The third set of key variables is to measure the connectivity of one country to the rest of the world. For physical connectivity, geographic differences are captured through island status, number of land neighbors, and border length with land neighbor countries. Transport attributes are related to a country’s capacity to reach another state which is critical to minimize the network distance when air capacity is explicitly measured (Bieger and Wittmer, 2006). Transport connectivity is measured through transport infrastructures, including the number of international airports, number of ports, length of roadways, and service frequency. Due to data availability, only one attribute is available to represent transport frequency, which is “the number of international departure flights” from ICAO (2018). Institutional connectivity is represented using two indicators: passport index (Passport Index, 2018), which describes the number of visa-free countries, and number of countries with direct flight services (ICAO, 2018), to capture the political relationships with others on visa agreements and air transport liberalization. Finally, people’s connectivity is measured through the prevalence of immigration and international trade, captured through the percentage of population that are international migrants, and international trade.
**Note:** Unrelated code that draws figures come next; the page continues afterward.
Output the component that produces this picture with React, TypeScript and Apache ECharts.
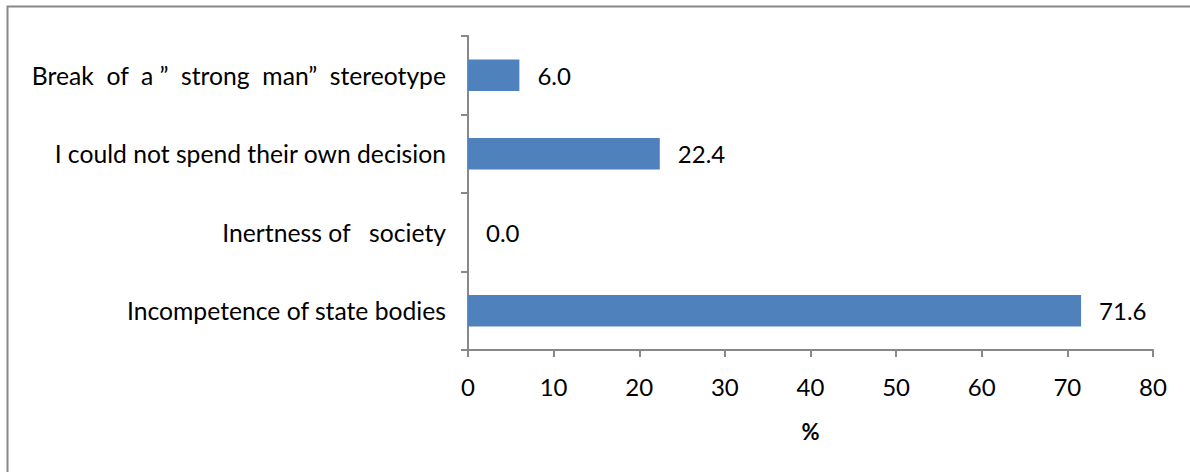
import React, { useEffect, useRef } from "react";
import * as echarts from "echarts";

const categories = [
  "Incompetence of state bodies",
  "Inertness of   society",
  "I could not spend their own decision",
  "Break  of  a ”  strong  man”  stereotype",
];
const values = [71.6, 0.0, 22.4, 6.0];
const xTicks = { min: 0, max: 80, interval: 10 };
const xAxisTitle = "%";

export default function App() {
  const ref = useRef<HTMLDivElement>(null);
  useEffect(() => {
    if (!ref.current) return;
    const chart = echarts.init(ref.current, null, { renderer: "svg" });
    const font = "Lato";
    const fs = 24;
    chart.setOption({
      animation: false,
      backgroundColor: "#ffffff",
      graphic: [
        {
          type: "rect",
          shape: { x: 7.5, y: 6.5, width: 1300, height: 600 },
          style: { fill: "none", stroke: "#888888", lineWidth: 2 },
          silent: true,
        },
      ],
      grid: { left: 468, right: 37, top: 36, bottom: 122, containLabel: false },
      xAxis: {
        type: "value",
        min: xTicks.min,
        max: xTicks.max,
        interval: xTicks.interval,
        name: xAxisTitle,
        nameLocation: "middle",
        nameGap: 70,
        nameTextStyle: { fontFamily: font, fontSize: 22, fontWeight: "bold", color: "#000" },
        axisLine: { show: true, lineStyle: { color: "#888888", width: 2 } },
        axisTick: { show: true, length: 7, inside: false, lineStyle: { color: "#888888", width: 2 } },
        axisLabel: { fontFamily: font, fontSize: fs, color: "#000", margin: 24 },
        splitLine: { show: false },
      },
      yAxis: {
        type: "category",
        data: categories,
        axisLine: { show: true, lineStyle: { color: "#888888", width: 2 } },
        axisTick: { show: true, length: 7, lineStyle: { color: "#888888", width: 2 } },
        axisLabel: { fontFamily: font, fontSize: 24.7, color: "#000", margin: 22 },
      },
      series: [
        {
          type: "bar",
          data: values,
          barWidth: "40%",
          itemStyle: { color: "#4F81BD" },
          label: {
            show: true,
            position: "right",
            distance: 18,
            fontFamily: font,
            fontSize: fs,
            color: "#000",
            formatter: (p: any) => Number(p.value).toFixed(1),
          },
        },
      ],
    });
    return () => chart.dispose();
  }, []);
  return (
    <div
      ref={ref}
      style={{ position: "fixed", left: 0, top: 0, width: 1190, height: 472 }}
    />
  );
}
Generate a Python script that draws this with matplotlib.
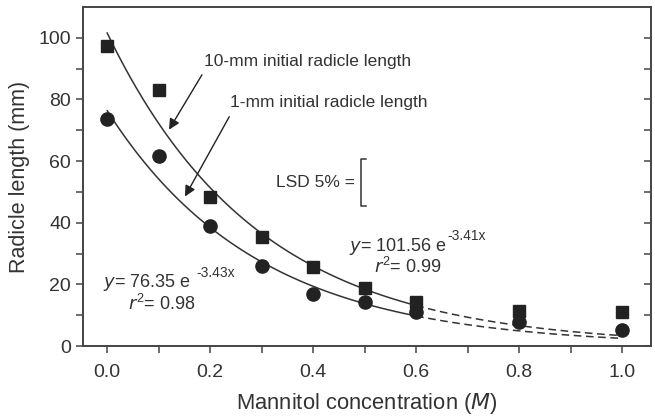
import numpy as np
import matplotlib
matplotlib.use("Agg")
import matplotlib.pyplot as plt

plt.rcParams['font.family'] = ['Liberation Sans', 'DejaVu Sans']

# Mannitol concentration (M)
conc = [0.0, 0.1, 0.2, 0.3, 0.4, 0.5, 0.6, 0.8, 1.0]
# radicle length (mm), 10-mm initial radicle
len_10mm = [97.5, 83.2, 48.2, 35.3, 25.6, 18.8, 14.2, 11.2, 11.0]
# radicle length (mm), 1-mm initial radicle
len_1mm = [73.8, 61.5, 38.8, 25.9, 16.8, 14.2, 11.0, 7.8, 5.2]

# exponential fits y = a * exp(b x) printed on the chart
fit_10mm = [101.56, -3.41]
fit_1mm = [76.35, -3.43]
fit_end = 0.6   # solid up to here, dashed beyond
lsd = 15.2

grey = '#333333'

fig = plt.figure(figsize=(6.55, 4.19), dpi=100)
ax = fig.add_axes([83/655, (419-346)/419, (651-83)/655, (346-7)/419])

# fitted curves
for a, b in (fit_10mm, fit_1mm):
    xs = np.linspace(0, fit_end, 100)
    ax.plot(xs, a*np.exp(b*xs), color=grey, lw=1.1)
    xd = np.linspace(fit_end, 1.0, 60)
    ax.plot(xd, a*np.exp(b*xd), color=grey, lw=1.1, ls=(0, (5, 3)))

ax.plot(conc, len_10mm, 's', color='#222222', ms=8.8, mec='#222222')
ax.plot(conc, len_1mm, 'o', color='#222222', ms=9.5, mec='#222222')

ax.set_xlim(-0.047, 1.056)
ax.set_ylim(0, 110)
ax.set_xticks([0, 0.2, 0.4, 0.6, 0.8, 1.0])
ax.set_xticklabels(['0.0', '0.2', '0.4', '0.6', '0.8', '1.0'])
ax.set_xticks(np.arange(0.1, 1.0, 0.2), minor=True)
ax.set_yticks([0, 20, 40, 60, 80, 100])
ax.set_yticks([10, 30, 50, 70, 90], minor=True)

for s in ax.spines.values():
    s.set_color('#444444')
    s.set_linewidth(1.4)

ax.tick_params(which='both', direction='out', length=5, width=1.1, color='#444444',
               labelsize=14, labelcolor=grey, top=False, right=False)
ax.tick_params(axis='x', pad=8)

# inward ticks on the right spine
ax2 = ax.twinx()
ax2.set_ylim(ax.get_ylim())
ax2.set_yticks([0, 20, 40, 60, 80, 100])
ax2.set_yticks([10, 30, 50, 70, 90], minor=True)
ax2.tick_params(which='both', direction='in', length=5, width=1.1, color='#444444',
                labelright=False)
for s in ax2.spines.values():
    s.set_visible(False)

ax.set_xlabel('Mannitol concentration ($\\it{M}$)', fontsize=15.8, color=grey, labelpad=7)
ax.set_ylabel('Radicle length (mm)', fontsize=15.5, color=grey, labelpad=6)

# labels and arrows
arrow = dict(arrowstyle='-|>', color='#222222', lw=1.0, mutation_scale=16,
             shrinkA=0, shrinkB=0)
ax.text(0.188, 92.2, '10-mm initial radicle length', fontsize=12.5, color=grey,
        va='center', ha='left')
ax.annotate('', xy=(0.120, 70.2), xytext=(0.184, 88.0), arrowprops=arrow)
ax.text(0.239, 79.0, '1-mm initial radicle length', fontsize=12.5, color=grey,
        va='center', ha='left')
ax.annotate('', xy=(0.151, 48.5), xytext=(0.237, 74.4), arrowprops=arrow)

# LSD bracket
lsd_y = 53.0
ax.text(0.482, lsd_y, 'LSD 5% =', fontsize=12.5, color=grey, va='center', ha='right')
ax.plot([0.503, 0.492, 0.492, 0.503],
        [lsd_y + lsd/2, lsd_y + lsd/2, lsd_y - lsd/2, lsd_y - lsd/2],
        color=grey, lw=1.1)


def equation(x, y, coef, r2):
    t = ax.text(x, y, '$\\it{y}$= %.2f e\n     $\\it{r}^{\\mathregular{2}}$= %.2f'
                % (coef[0], r2), fontsize=13, color=grey, va='center', ha='left',
                linespacing=1.0)
    ax.annotate('%.2fx' % coef[1], xy=(1, 1), xycoords=t, xytext=(0.5, -3.0),
                textcoords='offset points', fontsize=10, color=grey,
                va='baseline', ha='left')


equation(0.470, 29.0, fit_10mm, 0.99)
equation(-0.008, 17.2, fit_1mm, 0.98)

fig.savefig('out.png', dpi=100)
There are other important independent variables associated with the socioeconomic dimension and the transport capacity dimension. These variables have not been considered due to limited data availability and the nature of the aggregate analysis in this study. The criteria are that if the variable contains values for less than 100 countries (approximately two-thirds of 152 countries in the database), this variable will be excluded, such as income inequality index and the road density ratio. Some of the other variables (e.g. exchange rate, cultural distance, colonial ties, and local price level), although available for each country, have not been considered in this study because this information is only workable when O-D pairs are analyzed individually. This study considered aggregated distance by countries for 152 countries where the bilateral travel pattern (a total of 151 × 151 combinations) have not been currently considered.

Analysis

There were in total 18 independent variables identified for the global data set, where a high level of correlation was observed for several pairs of dependent variables. To avoid multicollinearity problems, exploratory factor analysis (EFA) was performed before running the multiple regression statistics. To analyze outbound travel distribution, independent variables associated with push factors from source markets (GDP per capita, PPT, population ages 65 and above, education index, and urbanization) and connectivity variables (island country, number of land neighbors, length of land border, international airports, number of seaports, road length, number of international flights, passport index, number of countries connected with direct flights, immigrant ratio, and international trade volume) were used to extract key components that were seen as important for analyzing the outbound journey. Similarly, EFA was performed to analyze components that are relevant to tourism attractiveness of individual countries (tourism competitiveness index and EPI) and connectivity variables, respectively.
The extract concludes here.